The tv show “American Horror Story” grabbed our attention, as well as that of anyone interested in sideshow attractions, with their latest hit season “Freak Show”, that follows the travails of a failing traveling circus and its performers. Despite some amount of grousing from clowns, who weren’t pleased by the portrayal of yet another scary clown on the show (sorry dudes, clowns are freaky), overall this season has hit a high-mark for the show according to many fans. But how many of the show’s ‘freaks’ were close to reality? More than you’d think.
The show’s very creepy ghost of Edward Mordrake, played by Wes Bentley, was based on a real guy (arguably). The real Edward, or at least the apocryphal tale relating to him, suffered from a second face on the back of his head which he claimed whispered horrible things to him at night, and led to him taking his own life at 23. Many had since assumed the tale too fantastic to be true, but there have been numerous other examples of people born with more than one face, or at least elements of a second one, so it’s not possible to rule out Edward’s tale entirely.

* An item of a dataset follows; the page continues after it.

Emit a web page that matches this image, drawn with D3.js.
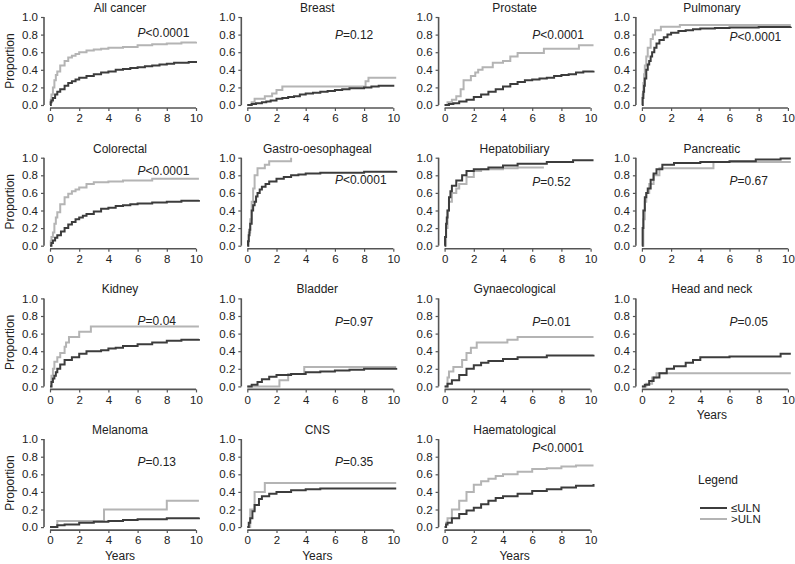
<!DOCTYPE html>
<html><head><meta charset="utf-8">
<script src="https://cdn.jsdelivr.net/npm/d3@7"></script>
<style>body{margin:0;background:#fff}svg{display:block}text{font-family:"Liberation Sans",Arial,sans-serif;fill:#222}</style>
</head><body><svg id="c" width="795" height="564"></svg>
<script>
const titles = ["All cancer","Breast","Prostate","Pulmonary","Colorectal","Gastro-oesophageal","Hepatobiliary","Pancreatic","Kidney","Bladder","Gynaecological","Head and neck","Melanoma","CNS","Haematological"];
const pOps = ["<","=","<","<","<","<","=","=","=","=","=","=","=","=","<"];
const pVals = ["0.0001","0.12","0.0001","0.0001","0.0001","0.0001","0.52","0.67","0.04","0.97","0.01","0.05","0.13","0.35","0.0001"];
const pLabelLevel = [0.82,0.8,0.8,0.77,0.85,0.75,0.73,0.74,0.75,0.73,0.73,0.73,0.74,0.74,0.9];
const xTicks = [0,2,4,6,8,10];
const yTicks = [0,0.2,0.4,0.6,0.8,1.0];
const legendLabels = ["\u2264ULN",">ULN"];

// dark = <=ULN, light = >ULN ; [years, proportion]
const allCancerLow = [[0,0],[0.05,0.03],[0.1,0.05],[0.2,0.08],[0.35,0.12],[0.5,0.15],[0.7,0.18],[1,0.22],[1.25,0.25],[1.5,0.27],[1.75,0.29],[2,0.31],[2.5,0.33],[3,0.35],[3.5,0.37],[4,0.38],[4.5,0.4],[5,0.41],[5.5,0.42],[6,0.43],[6.5,0.44],[7,0.45],[7.5,0.46],[8,0.47],[8.5,0.48],[9,0.48],[9.5,0.49],[10,0.5]];
const allCancerHigh = [[0,0],[0.05,0.06],[0.1,0.12],[0.2,0.2],[0.3,0.28],[0.4,0.34],[0.5,0.38],[0.7,0.45],[1,0.5],[1.25,0.54],[1.5,0.56],[1.75,0.58],[2,0.6],[2.5,0.62],[3,0.63],[3.5,0.64],[4,0.65],[5,0.66],[6,0.68],[7,0.69],[8,0.7],[9,0.71],[10,0.72]];
const breastLow = [[0,0],[0.3,0.01],[0.6,0.02],[1,0.03],[1.3,0.04],[1.6,0.05],[2,0.07],[2.4,0.08],[2.8,0.09],[3.2,0.1],[3.6,0.12],[4,0.13],[4.5,0.14],[5,0.15],[5.5,0.16],[6,0.17],[6.5,0.18],[7,0.19],[8,0.2],[8.5,0.21],[9,0.22],[10,0.23]];
const breastHigh = [[0,0],[0.3,0.03],[0.5,0.07],[1.2,0.1],[1.7,0.13],[2.0,0.17],[2.4,0.21],[8.1,0.27],[8.3,0.31],[10.2,0.31]];
const prostateLow = [[0,0],[0.3,0.01],[0.6,0.02],[1,0.04],[1.5,0.06],[2,0.09],[2.5,0.12],[3,0.15],[3.5,0.18],[4,0.21],[4.5,0.24],[5,0.26],[5.5,0.28],[6,0.29],[6.5,0.3],[7,0.31],[7.5,0.33],[8,0.34],[8.5,0.35],[9,0.37],[9.5,0.38],[10.2,0.39]];
const prostateHigh = [[0,0],[0.2,0.03],[0.5,0.06],[0.8,0.1],[1.1,0.18],[1.3,0.28],[1.8,0.33],[2.1,0.37],[2.3,0.4],[2.6,0.43],[3.3,0.48],[4,0.5],[4.5,0.55],[5,0.59],[6.8,0.64],[9.2,0.68],[10.2,0.68]];
const pulmonaryLow = [[0,0],[0.05,0.08],[0.1,0.15],[0.15,0.22],[0.2,0.3],[0.3,0.4],[0.4,0.46],[0.5,0.5],[0.6,0.55],[0.7,0.6],[0.85,0.65],[1,0.7],[1.2,0.74],[1.5,0.77],[1.75,0.8],[2,0.82],[2.5,0.84],[3,0.85],[3.5,0.86],[4,0.87],[5,0.875],[6,0.88],[8,0.885],[10.2,0.89]];
const pulmonaryHigh = [[0,0],[0.05,0.12],[0.1,0.25],[0.15,0.35],[0.2,0.45],[0.3,0.55],[0.4,0.65],[0.6,0.75],[0.75,0.8],[0.9,0.85],[1.3,0.89],[2.6,0.91],[10.2,0.91]];
const colorectalLow = [[0,0],[0.1,0.03],[0.2,0.06],[0.35,0.09],[0.5,0.12],[0.75,0.16],[1,0.2],[1.25,0.24],[1.5,0.27],[1.75,0.3],[2,0.32],[2.25,0.34],[2.5,0.36],[3,0.39],[3.5,0.42],[4,0.43],[4.5,0.45],[5,0.46],[5.5,0.47],[6,0.48],[7,0.49],[8,0.5],[9,0.51],[10.2,0.52]];
const colorectalHigh = [[0,0],[0.05,0.05],[0.1,0.1],[0.2,0.15],[0.3,0.25],[0.4,0.32],[0.5,0.38],[0.7,0.47],[1,0.55],[1.25,0.59],[1.5,0.62],[1.75,0.64],[2,0.66],[2.5,0.7],[3,0.72],[4,0.73],[5,0.74],[6,0.74],[7,0.76],[10.2,0.76]];
const gastroLow = [[0,0],[0.05,0.05],[0.1,0.12],[0.15,0.18],[0.2,0.25],[0.3,0.4],[0.4,0.46],[0.5,0.5],[0.6,0.56],[0.7,0.6],[0.85,0.64],[1,0.67],[1.25,0.7],[1.5,0.73],[2,0.76],[2.5,0.78],[3,0.8],[3.5,0.81],[4,0.82],[5,0.83],[6,0.83],[8,0.84],[10.2,0.85]];
const gastroHigh = [[0,0],[0.1,0.15],[0.2,0.3],[0.3,0.5],[0.4,0.65],[0.5,0.8],[0.7,0.88],[1.2,0.92],[1.5,0.96],[3.0,1.0],[3.0,1.0]];
const hepatoLow = [[0,0],[0.03,0.1],[0.1,0.25],[0.15,0.32],[0.2,0.4],[0.3,0.55],[0.4,0.62],[0.5,0.68],[0.8,0.74],[1.2,0.8],[1.5,0.85],[2,0.87],[3,0.89],[4,0.91],[5,0.93],[7,0.95],[8.8,0.97],[10.2,0.97]];
const hepatoHigh = [[0,0],[0.1,0.2],[0.2,0.4],[0.3,0.5],[0.5,0.6],[0.8,0.65],[1,0.7],[1.5,0.78],[2,0.85],[2.5,0.87],[4,0.88],[5,0.89],[6.8,0.89]];
const pancreaticLow = [[0,0],[0.05,0.2],[0.1,0.4],[0.2,0.55],[0.3,0.6],[0.4,0.65],[0.6,0.75],[0.8,0.82],[1,0.87],[1.4,0.92],[2.2,0.94],[4,0.95],[6,0.96],[7.8,0.98],[9.5,0.99],[10.2,0.99]];
const pancreaticHigh = [[0,0],[0.1,0.3],[0.2,0.5],[0.3,0.6],[0.5,0.7],[0.8,0.8],[1.2,0.88],[4.9,0.95],[10.2,0.95]];
const kidneyLow = [[0,0],[0.1,0.05],[0.2,0.09],[0.3,0.12],[0.4,0.16],[0.5,0.2],[0.7,0.25],[1,0.3],[1.5,0.33],[2,0.37],[2.5,0.4],[3.5,0.41],[4,0.43],[4.5,0.44],[5,0.46],[6,0.48],[7,0.5],[8,0.52],[9,0.53],[10.2,0.54]];
const kidneyHigh = [[0,0],[0.1,0.12],[0.2,0.2],[0.3,0.28],[0.5,0.33],[0.7,0.38],[1.0,0.45],[1.1,0.5],[1.3,0.56],[2.0,0.62],[2.8,0.68],[10.2,0.68]];
const bladderLow = [[0,0],[0.3,0.02],[0.7,0.05],[1,0.08],[1.5,0.11],[2,0.13],[3,0.14],[4,0.16],[5,0.17],[6,0.18],[7,0.19],[8,0.2],[10.2,0.21]];
const bladderHigh = [[0,0],[2.2,0.07],[2.8,0.14],[3.9,0.22],[10.2,0.22]];
const gynaeLow = [[0,0],[0.2,0.03],[0.5,0.07],[1,0.13],[1.5,0.2],[2,0.24],[2.5,0.27],[3,0.29],[4,0.31],[5,0.33],[7,0.35],[10.2,0.36]];
const gynaeHigh = [[0,0],[0.2,0.1],[0.3,0.17],[0.6,0.22],[1.2,0.3],[1.5,0.38],[1.8,0.44],[2.2,0.5],[4.3,0.53],[5,0.56],[10.2,0.56]];
const headNeckLow = [[0,0],[0.2,0.02],[0.5,0.06],[0.8,0.1],[1.2,0.15],[1.7,0.2],[2.2,0.23],[3,0.27],[3.5,0.3],[4,0.33],[6,0.34],[9.5,0.37],[10.2,0.37]];
const headNeckHigh = [[0,0],[0.3,0.03],[0.7,0.1],[1.0,0.15],[10.2,0.15]];
const melanomaLow = [[0,0],[0.5,0.02],[1,0.03],[2,0.05],[3,0.06],[4,0.07],[5,0.08],[6,0.09],[8,0.1],[10.2,0.11]];
const melanomaHigh = [[0,0],[0.5,0.07],[3.7,0.2],[8,0.3],[10.2,0.3]];
const cnsLow = [[0,0],[0.1,0.05],[0.2,0.1],[0.35,0.18],[0.5,0.25],[0.8,0.32],[1,0.35],[1.5,0.38],[2,0.4],[3,0.42],[4,0.43],[5,0.44],[10.2,0.44]];
const cnsHigh = [[0,0],[0.2,0.2],[0.5,0.4],[1.2,0.5],[10.2,0.5]];
const haemLow = [[0,0],[0.1,0.03],[0.2,0.05],[0.5,0.1],[1,0.15],[1.5,0.19],[2,0.22],[2.5,0.26],[3,0.3],[3.5,0.33],[4,0.35],[5,0.38],[6,0.41],[7,0.43],[8,0.45],[9,0.47],[10.2,0.49]];
const haemHigh = [[0,0],[0.1,0.05],[0.2,0.1],[0.5,0.2],[1,0.3],[1.5,0.4],[2,0.48],[2.5,0.52],[3,0.55],[3.5,0.58],[4,0.6],[5,0.63],[6,0.66],[7,0.67],[8,0.69],[9,0.7],[10.2,0.7]];

const lowSeries = [allCancerLow,breastLow,prostateLow,pulmonaryLow,colorectalLow,gastroLow,hepatoLow,pancreaticLow,kidneyLow,bladderLow,gynaeLow,headNeckLow,melanomaLow,cnsLow,haemLow];
const highSeries = [allCancerHigh,breastHigh,prostateHigh,pulmonaryHigh,colorectalHigh,gastroHigh,hepatoHigh,pancreaticHigh,kidneyHigh,bladderHigh,gynaeHigh,headNeckHigh,melanomaHigh,cnsHigh,haemHigh];

const svg = d3.select("#c");
const darkCol = "#3c3c3c", lightCol = "#b4b4b4", axisCol = "#555";
const colStep = 197.3, rowStep = 140.7, pw = 146, ph = 88;

titles.forEach((title, i) => {
  const r = Math.floor(i/4), c = i%4;
  const x0 = 50 + c*colStep, yTop = 17 + r*rowStep;
  const x = d3.scaleLinear().domain([0,10]).range([x0, x0+pw]);
  const y = d3.scaleLinear().domain([0,1]).range([yTop+ph, yTop]);
  const g = svg.append("g");
  // y axis
  const ya = g.append("g").attr("transform",`translate(${x0-6},0)`)
    .call(d3.axisLeft(y).tickValues(yTicks).tickFormat(d3.format(".1f")).tickSize(3).tickPadding(3));
  // x axis
  const xa = g.append("g").attr("transform",`translate(0,${yTop+ph+3})`)
    .call(d3.axisBottom(x).tickValues(xTicks).tickFormat(d3.format("d")).tickSize(3).tickPadding(3));
  [ya,xa].forEach(a=>{
    a.select(".domain").attr("stroke",axisCol).attr("stroke-width",1.6);
    a.selectAll(".tick line").attr("stroke",axisCol).attr("stroke-width",1.2);
    a.selectAll("text").attr("font-size",11.5).attr("fill","#222").style("font-family",'"Liberation Sans",Arial,sans-serif');
  });
  // redraw domains without outer ticks
  ya.select(".domain").attr("d",`M0,${y(0)}V${y(1)}`);
  xa.select(".domain").attr("d",`M${x(0)},0H${x(10)}`);
  // title
  g.append("text").attr("x", x0-6+ (pw+6)/2).attr("y", yTop-5)
    .attr("text-anchor","middle").attr("font-size",12).text(title);
  // curves
  const line = d3.line().x(d=>x(d[0])).y(d=>y(d[1])).curve(d3.curveStepAfter);
  g.append("path").datum(highSeries[i]).attr("d",line).attr("fill","none").attr("stroke",lightCol).attr("stroke-width",2);
  g.append("path").datum(lowSeries[i]).attr("d",line).attr("fill","none").attr("stroke",darkCol).attr("stroke-width",2);
  // P label
  const pt = g.append("text").attr("x", x(6)).attr("y", y(pLabelLevel[i])).attr("dy","0.35em").attr("font-size",12);
  pt.append("tspan").attr("font-style","italic").text("P");
  pt.append("tspan").text(pOps[i]+pVals[i]);
  if (c===0) {
    g.append("text").attr("transform",`translate(14,${yTop+ph/2}) rotate(-90)`)
      .attr("text-anchor","middle").attr("font-size",12).text("Proportion");
  }
  if (r===3 || i===11) {
    g.append("text").attr("x", x0-6+(pw+6)/2).attr("y", yTop+ph+33).attr("text-anchor","middle").attr("font-size",12).text("Years");
  }
});

// legend
const lg = svg.append("g");
lg.append("text").attr("x",698).attr("y",484).attr("font-size",12).text("Legend");
[darkCol, lightCol].forEach((col,k)=>{
  lg.append("line").attr("x1",700).attr("x2",727).attr("y1",508+k*11).attr("y2",508+k*11).attr("stroke",col).attr("stroke-width",2);
  lg.append("text").attr("x",731).attr("y",508+k*11).attr("dy","0.35em").attr("font-size",11.5).text(legendLabels[k]);
});
</script></body></html>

More specifically recognizable is the origin of Pepper, the microcephalic or “pinhead” featured in the show as played by Naomi Grossman, certainly based upon the famous Schlitzie, who appeared in Tod Browning’s famous film “Freaks”.
Schlitzie actually appeared in another film as well, “The Sideshow” and worked in multiple circuses to great success up until his death in 1971.
As human mutations go, ectrodactyly fingers aren’t that uncommon; most digit disorders are inherited. But still, a number of sideshow performers became quite famous as ‘lobster boys’, probably none more so than Grady Stiles, whose family had carried the trait since the 1800s, and whose father had worked the sideshow circuit himself. In “American Horror Story”, Jimmy Darling, played by series regular Evan Peters, plays the lobster boy of the show who pays tribute to Stiles not just in sharing the condition, but in referencing the actual convoluted murder plot that involved Stiles’ own family paying another freak to murder him. The actual Grady Stiles appearance is shown in the show’s opening credits, but Evan, who is quite the looker, seems to have more in common with handsome sideshow performer Fred Wilson, who worked in the second half of the 19th century.
Polycephalics, or two-headed animals, make their appearance on the show in the form of Sarah Paulson playing both Bette and Dot Tattler, dicephalic twins with two heads and at least the physical appearance of shared everything else. While their story arc seems closer to the famous Daisy and Violet Hilton, two barely-conjoined twins who went on to some degree of vaudeville fame (and appeared in “Freaks” themselves), the Tattler’s joining is considerably more rare and similar to Abigail and Brittany Hensel, pictured above, who had their own reality show recently on TLC.
Of course, many of the actors on the show are real freaks like Rose Siggins, who plays Legless Suzi, Mat Fraser who plays Paul the Illustrated Seal who suffers from Phocomelia Syndrome, and Jyoti Amge, the world’s smallest living woman, who charmingly plays Ma Petite. It’s important to remember that although it can be shocking at first to encounter people who have these rare conditions, that they are people too with feelings just like you. They want to be treated like everybody else and it’s really quite rude to do otherwise. However, I’m sad to report that Angela Bassett’s three-breasted woman on the show doesn’t appear to based on a real person so much as the famous mutant prostitute in the movie “Total Recall”. Recent reports to the contrary appear to be a hoax. I’m afraid I might have some trouble keeping my ‘eyes up here’, as it were, if she were real.